EXERCISE BRIEF> Pictures are not part of the copy. Retype the lines from the first one through the line that contains "import seaborn as sns".
____
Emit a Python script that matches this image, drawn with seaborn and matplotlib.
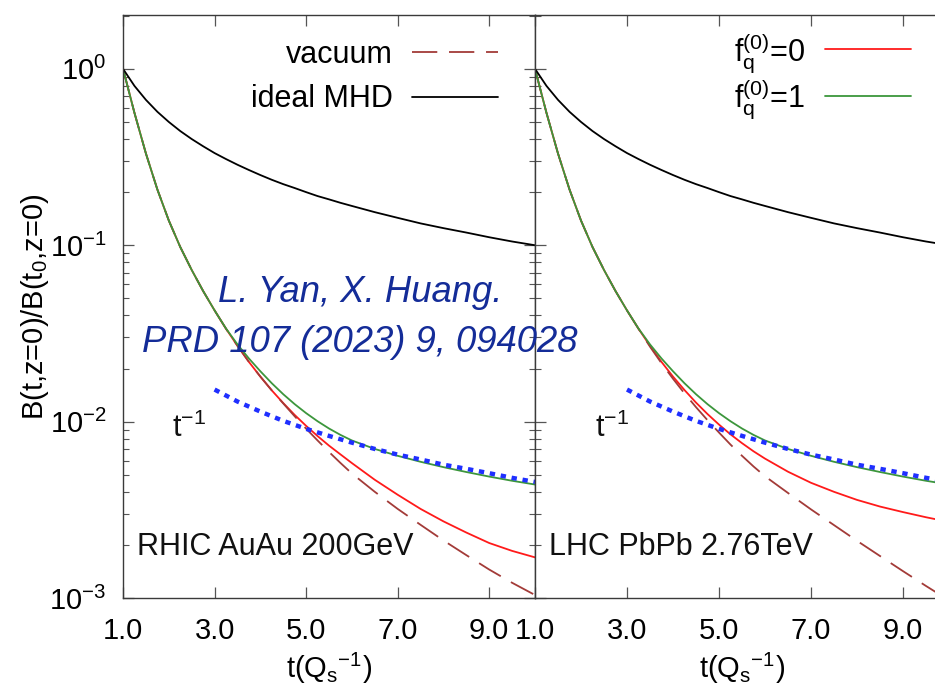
import matplotlib
matplotlib.use("Agg")
import matplotlib.pyplot as plt
from matplotlib.ticker import FixedLocator, FixedFormatter, LogLocator, NullFormatter
import pandas as pd
import seaborn as sns

# time grid in units of 1/Q_s (finer where the curves bend most)
t_grid = [1.0, 1.25, 1.5, 1.75, 2.0, 2.25, 2.5, 2.75, 3.0, 3.25, 3.5, 3.75, 4.0, 4.25,
          4.5, 4.75, 5.0, 5.25, 5.5, 5.75, 6.0, 6.5, 7.0, 7.5, 8.0, 8.5, 9.0, 9.5, 10.0]

# ideal MHD (same in both systems)
ideal_mhd = [1.0, 0.8, 0.667, 0.571, 0.5, 0.444, 0.4, 0.364, 0.333, 0.308, 0.286, 0.267, 0.25, 0.235,
             0.222, 0.211, 0.2, 0.190, 0.182, 0.174, 0.167, 0.154, 0.143, 0.133, 0.125, 0.118, 0.111, 0.105, 0.1]

# RHIC AuAu 200 GeV
rhic_vacuum = [1.0, 0.562, 0.331, 0.207, 0.138, 0.0977, 0.0724, 0.0550, 0.0427, 0.0336, 0.0269, 0.0218,
               0.0180, 0.01503, 0.01268, 0.01072, 0.00912, 0.00782, 0.00673, 0.00583, 0.00508, 0.0040,
               0.0032, 0.0026, 0.00212, 0.00175, 0.00145, 0.00122, 0.00104]
rhic_fq0 = [1.0, 0.562, 0.331, 0.207, 0.138, 0.0977, 0.0724, 0.0550, 0.0427, 0.0336, 0.0269, 0.0218,
            0.0180, 0.01503, 0.01274, 0.01091, 0.00946, 0.00828, 0.00731, 0.00652, 0.00582, 0.00468,
            0.00385, 0.0032, 0.00272, 0.00235, 0.00205, 0.00185, 0.0017]
rhic_fq1 = [1.0, 0.562, 0.331, 0.207, 0.138, 0.0977, 0.0724, 0.0550, 0.0427, 0.0337, 0.0274, 0.0228,
            0.0193, 0.0165, 0.0143, 0.01256, 0.01117, 0.01005, 0.00914, 0.00841, 0.00782, 0.00700,
            0.00640, 0.00592, 0.00552, 0.00518, 0.00488, 0.00462, 0.00440]

# LHC PbPb 2.76 TeV
lhc_vacuum = [1.0, 0.562, 0.331, 0.207, 0.138, 0.0977, 0.0724, 0.0550, 0.0427, 0.0336, 0.0266, 0.02143,
              0.0175, 0.01445, 0.01208, 0.01019, 0.00867, 0.00741, 0.0064, 0.00557, 0.0049, 0.00394,
              0.00318, 0.00259, 0.00211, 0.00173, 0.00142, 0.00117, 0.00097]
lhc_fq0 = [1.0, 0.562, 0.331, 0.207, 0.138, 0.0977, 0.0724, 0.0550, 0.0427, 0.0336, 0.0269, 0.0218,
           0.0180, 0.0151, 0.01282, 0.01104, 0.00962, 0.00847, 0.00755, 0.00679, 0.00617, 0.0052,
           0.0045, 0.0040, 0.0036, 0.0033, 0.00307, 0.00287, 0.0027]
lhc_fq1 = [1.0, 0.562, 0.331, 0.207, 0.138, 0.0977, 0.0724, 0.0550, 0.0427, 0.0337, 0.0274, 0.0228,
           0.0193, 0.0165, 0.0143, 0.01256, 0.01117, 0.01005, 0.00914, 0.00841, 0.00782, 0.00700,
           0.00640, 0.00592, 0.00552, 0.00518, 0.00488, 0.00462, 0.00440]

# t^-1 reference
t_power = [3.0, 3.5, 4.0, 4.5, 5.0, 5.5, 6.0, 6.5, 7.0, 7.5, 8.0, 8.5, 9.0, 9.5, 10.0]
power_law = [0.0152, 0.0130, 0.0114, 0.0101, 0.0091, 0.0083, 0.0076, 0.0070, 0.0065,
             0.0061, 0.0057, 0.0054, 0.0051, 0.0048, 0.00455]

x_ticks = [1.0, 3.0, 5.0, 7.0, 9.0]
x_tick_labels = ["1.0", "3.0", "5.0", "7.0", "9.0"]
y_ticks = [1e-3, 1e-2, 1e-1, 1e0]
y_tick_labels = [r"10$^{-3}$", r"10$^{-2}$", r"10$^{-1}$", r"10$^{0}$"]

panels = [
    ("RHIC AuAu 200GeV", rhic_vacuum, rhic_fq0, rhic_fq1, 2.07),
    ("LHC PbPb 2.76TeV", lhc_vacuum, lhc_fq0, lhc_fq1, 2.30),
]

sns.set_theme(style="ticks")
plt.rcParams.update({
    "font.family": ["Liberation Sans", "DejaVu Sans"],
    "mathtext.fontset": "custom",
    "mathtext.rm": "Liberation Sans",
    "mathtext.it": "Liberation Sans:italic",
    "mathtext.bf": "Liberation Sans:bold",
    "mathtext.default": "regular",
    "text.color": "black",
    "axes.labelcolor": "black",
    "axes.edgecolor": "#3a3a3a",
    "axes.linewidth": 1.0,
})

C_VAC = "#a33b38"
C_F0 = "#ff1a1a"
C_F1 = "#3c963c"
C_PL = "#1f2fff"
LW = 1.3

fig = plt.figure(figsize=(9.35, 6.94), dpi=100)
ax_l = fig.add_axes([0.1316, 0.1383, 0.4406, 0.8401])
ax_r = fig.add_axes([0.5722, 0.1383, 0.4428, 0.8401], sharey=ax_l)

handles = {}
for ax, (name, vac, f0, f1, t_label_x) in zip([ax_l, ax_r], panels):
    df = pd.DataFrame({"t": t_grid, "mhd": ideal_mhd, "vac": vac, "f0": f0, "f1": f1})
    sns.lineplot(data=df, x="t", y="f0", ax=ax, color=C_F0, lw=LW, errorbar=None, legend=False)
    handles["f0"] = ax.get_lines()[-1]
    sns.lineplot(data=df, x="t", y="vac", ax=ax, color=C_VAC, lw=LW, errorbar=None, legend=False,
                 linestyle=(0, (14, 6.5)))
    handles["vac"] = ax.get_lines()[-1]
    sns.lineplot(data=df, x="t", y="f1", ax=ax, color=C_F1, lw=LW, errorbar=None, legend=False)
    handles["f1"] = ax.get_lines()[-1]
    sns.lineplot(data=df, x="t", y="mhd", ax=ax, color="black", lw=LW, errorbar=None, legend=False)
    handles["mhd"] = ax.get_lines()[-1]
    sns.lineplot(x=t_power, y=power_law, ax=ax, color=C_PL, lw=3.2, errorbar=None, legend=False,
                 linestyle=(0, (1.2, 1.3)))

    ax.set_yscale("log")
    ax.set_xlim(1.0, 10.0)
    ax.set_ylim(1e-3, 2.02)
    ax.xaxis.set_major_locator(FixedLocator(x_ticks))
    ax.xaxis.set_major_formatter(FixedFormatter(x_tick_labels))
    ax.yaxis.set_major_locator(FixedLocator(y_ticks))
    ax.yaxis.set_major_formatter(FixedFormatter(y_tick_labels))
    ax.yaxis.set_minor_locator(LogLocator(base=10, subs=range(2, 10)))
    ax.yaxis.set_minor_formatter(NullFormatter())
    ax.tick_params(which="both", direction="in", top=True, right=True,
                   color="#555555", labelcolor="black", labelsize=21)
    ax.tick_params(which="major", length=8, width=0.9)
    ax.tick_params(which="minor", length=4.5, width=0.8)
    ax.tick_params(axis="x", pad=14)
    ax.tick_params(axis="y", pad=12)
    ax.set_xlabel(r"t(Q$_{s}{}^{-1}$)", fontsize=21, labelpad=4)
    ax.set_ylabel("")
    ax.text(0.034, 0.074, name, transform=ax.transAxes, fontsize=22,
            ha="left", va="baseline", color="#111111")
    ax.text(t_label_x, 0.0082, r"t$^{-1}$", fontsize=22,
            ha="left", va="baseline", color="#111111")
    for s in ax.spines.values():
        s.set_color("#3a3a3a")

ax_r.tick_params(axis="y", which="both", labelleft=False)
ax_l.set_ylabel(r"B(t,z=0)/B(t$_{0}$,z=0)", fontsize=21, labelpad=-1)

leg_kw = dict(loc="upper right", frameon=False, markerfirst=False, handlelength=2.8,
              handletextpad=0.65, borderpad=0, borderaxespad=0, fontsize=22)
ax_l.legend(handles=[handles["vac"], handles["mhd"]], labels=["vacuum", "ideal MHD"],
            bbox_to_anchor=(0.91, 0.957), labelspacing=0.47, **leg_kw)
ax_r.legend(handles=[handles["f0"], handles["f1"]],
            labels=[r"f$_{q}^{(0)}$=0", r"f$_{q}^{(0)}$=1"],
            bbox_to_anchor=(0.908, 0.973), labelspacing=0.1, **leg_kw)

fig.text(0.385, 1 - 301.7 / 694, "L. Yan, X. Huang.", fontsize=26.3, fontstyle="italic",
         color="#142c98", ha="center", va="baseline")
fig.text(0.385, 1 - 351.7 / 694, "PRD 107 (2023) 9, 094028", fontsize=26.3, fontstyle="italic",
         color="#142c98", ha="center", va="baseline")

fig.savefig("out.png", dpi=100)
____
ANSWER TO THIS EXERCISE>
Emit a Python script that matches this image, drawn with seaborn and matplotlib.
import matplotlib
matplotlib.use("Agg")
import matplotlib.pyplot as plt
from matplotlib.ticker import FixedLocator, FixedFormatter, LogLocator, NullFormatter
import pandas as pd
import seaborn as sns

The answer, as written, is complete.